Thursday, June 30, 2011
@ 3:39 PM
Well well well... back here again after so long. What with 8 july coming and all, I'm gonna be an official graduate and will be thrown into the adult world, no longer will i be able to say that i'm a student. sounds sad? i guess it does, at least to me. But i know that a book has many chapters, starting from the prelude to the intro to the body and conflicts and then to the resolution and conclusion, and even an epilogue. What's more to say that life itself has so much more chapters, so much more conflicts and ups and downs and transitions. But ultimately, once you get to the conclusion and epilogue, it's the whole story from the start to the end that frames the whole conclusion, it's not just about the happy times but also about how we've overcome the bad, how we've pulled ourselves out of the sadness, how we've grown and mature and finally, when we come to the end, we can look back and say we've led a meaningful and fulfilling life. But i'm jumping the gun, right here right now, it's only the start of better things to come, more challenges to face and overcome, more responsibilities to take on and stretch myself. Despite being afraid and apprehensive and thinking that even before i start, there's so many things and things doesnt seem to want to go the right way, I still look forward, having the hope that things would get better, that i'll be able to overcome. And right now, i'm praying that all will go well.
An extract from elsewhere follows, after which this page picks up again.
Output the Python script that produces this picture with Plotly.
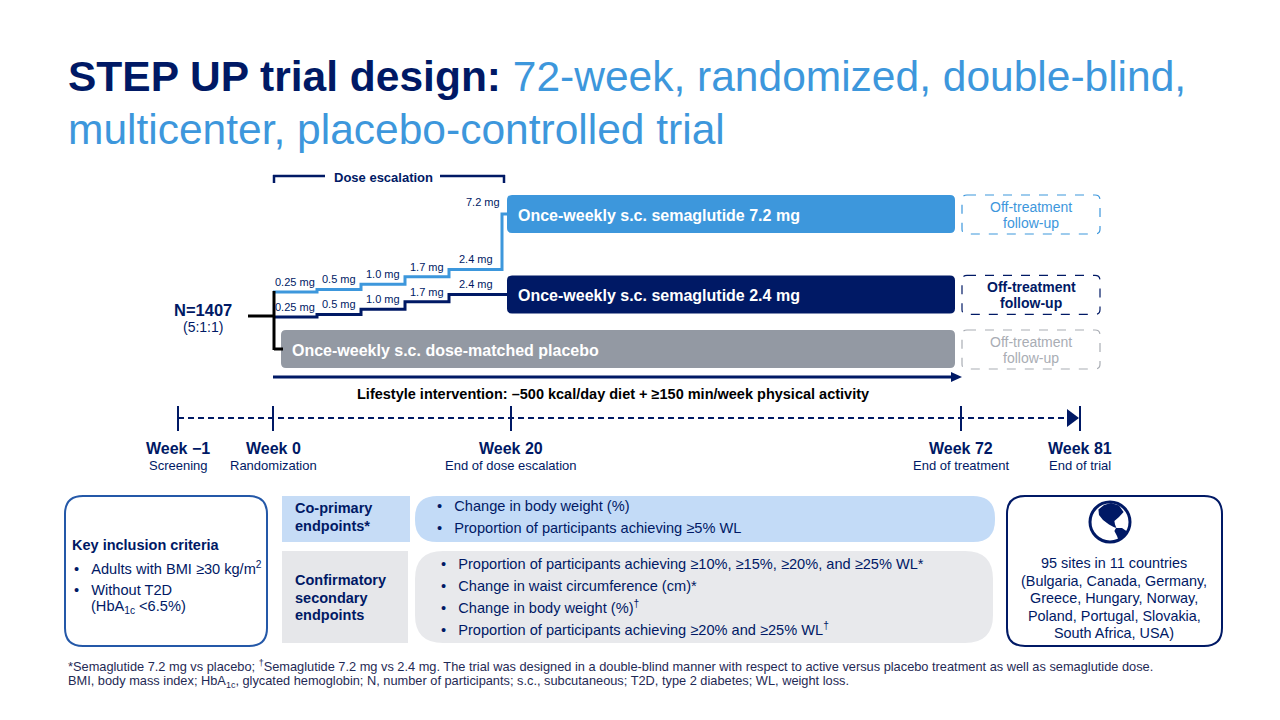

Its not easy, and it will not ever be easy, but what i can do is to trust in God and to always do my best. :)
And moving on from the pensive thoughts, i've just came back from Seoul and it was a trip filled with wind and rain! at least, the last 2 days had some clear skies for us to shop! bought quite a number of things but one thing i regretted not buying is JGS's CD! argh! should have just bought it! lol! but oh wells, overall it was an interesting trip trying homestaying, having lots of fun shopping and all that. :) last trip before my official graduation :)
oh ya, also wanted to pen down some of the thoughts that i'm having... hahah and i think that was the true reason why im posting this post.
frustration. thats something that i hate. frustrated at being helpless, at why things turn out this way, at why i cant turn back time so that now wouldnt be so mafan, at why i accepted it all and now find myself struggling or just fed up with all the things.
remembrance. bringing me back to the reason why i said yes, why i agreed, why i persevere on until now.
finding joy. in the Lord, which keeps me going.
finding comfort and rest. in the Lord, which gives me the strength to carry on.
finding peace. in the Lord, which makes me find my path once again.
finding hope. in the Lord, which allows me to move on from past mistakes.
finding love. in the Lord, which gives me the reason for everything.
.my heart was once trembling and scared, but i look to You, and everything calmed down.